Landscape in Provence

Details
EDWARD WADSWORTH, A.R.A. (1889-1949)
Landscape in Provence
signed and dated 'Edward Wadsworth 1922' (lower left)
pencil on paper
11 1⁄8 x 16 in. (28.3 x 40.6 cm.)
Executed in 1922.
Provenance
The artist, and by descent to the present owners.
Literature
B. Wadsworth, Edward Wadsworth: A Painter’s Life, Salisbury, 1989, p. 380, no. W/B 85.
J. Black, Edward Wadsworth, Form, Feeling and Calculation: The Complete Paintings and Drawings, London, 2005, pp. 49, 50, 173, no. 174, illustrated.
Exhibited
London, Leicester Galleries, Paintings in Tempera and Drawings by Edward Wadsworth, March 1923, no. 38.
London, Tate Gallery, Edward Wadsworth: A Memorial Exhibition, February - March 1951, no. 74.
London, Osborne Samuel, Edward Wadsworth: The Rhythm of Things, Paintings & Drawings, September - October 2006, no. 13.

Brought to you by

Pippa Jacomb
Pippa Jacomb Director, Head of Day Sale

Lot Essay

Across the Modern British and Irish Art Evening and Day sales, Christie’s are delighted to be offering a group of works by Edward Wadsworth, which are being sold directly from the artist’s family. This group demonstrates Wadsworth’s skill and diversity, and is led by his striking early Self Portrait in a Turban of 1911 (please see lot 14 in the Evening sale), painted the year he won First prize for Figure Painting at the Slade School of Art. In the Day sale, works from all decades of his career are represented: from the earliest work of 1912, a rare oil painting depicting Gran Canaria where he and his wife Fanny spent their honeymoon; to a 1944 tempera painting Straight from the Tap I, which came about as part of a war-time commission from the ICI in which a stylised female figure occupies her domestic environment. These works have remained in the artist’s family since they were painted, and not only do they confirm Wadsworth’s position within the avant-garde of the time, but they also document the more private life of the artist and his family.

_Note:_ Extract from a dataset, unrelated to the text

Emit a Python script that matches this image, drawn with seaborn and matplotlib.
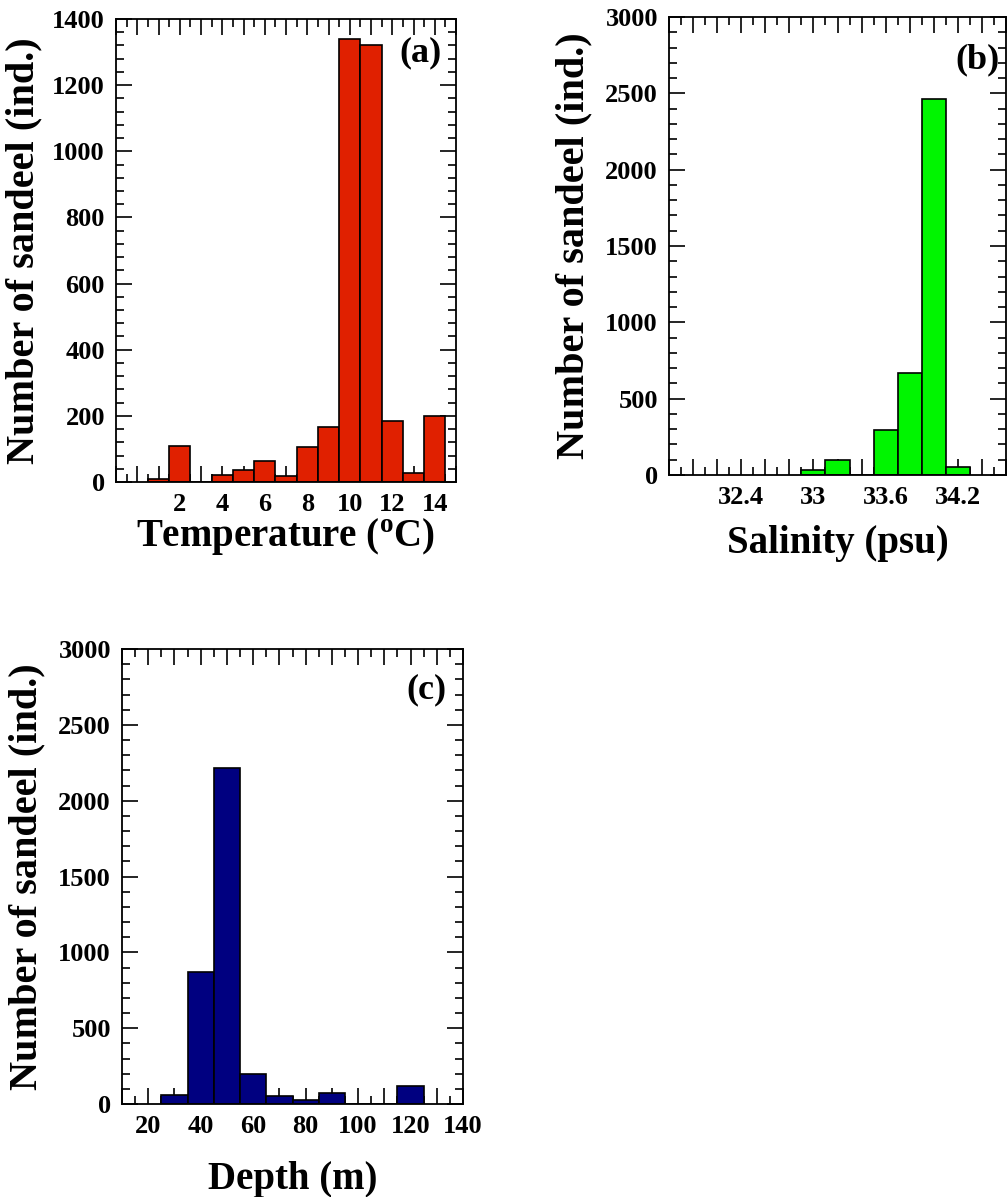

For works from this collection please see lot 14 in the Modern British and Irish Art Evening sale on 18 October, and lots 103-108 in the Modern British and Irish Art Day sale on 19 October.


In 1922, Wadsworth and his family travelled to the South of France, their first holiday abroad since the War, and he was entranced by the light of Marseilles and the local fishing ports, as well as the surrounding Provençal landscape. 'The return to a simplified form of realism, with objects reduced to basic block-like shapes, is evident in works he painted in the countryside of Provence around Marseilles such as Landscape in Provence, 1922 [the present lot] and Near Marseilles, 1922' (J. Black, Edward Wadsworth, Form, Feeling and Calculation: The Complete Paintings and Drawings, London, 2005, pp. 49, 50).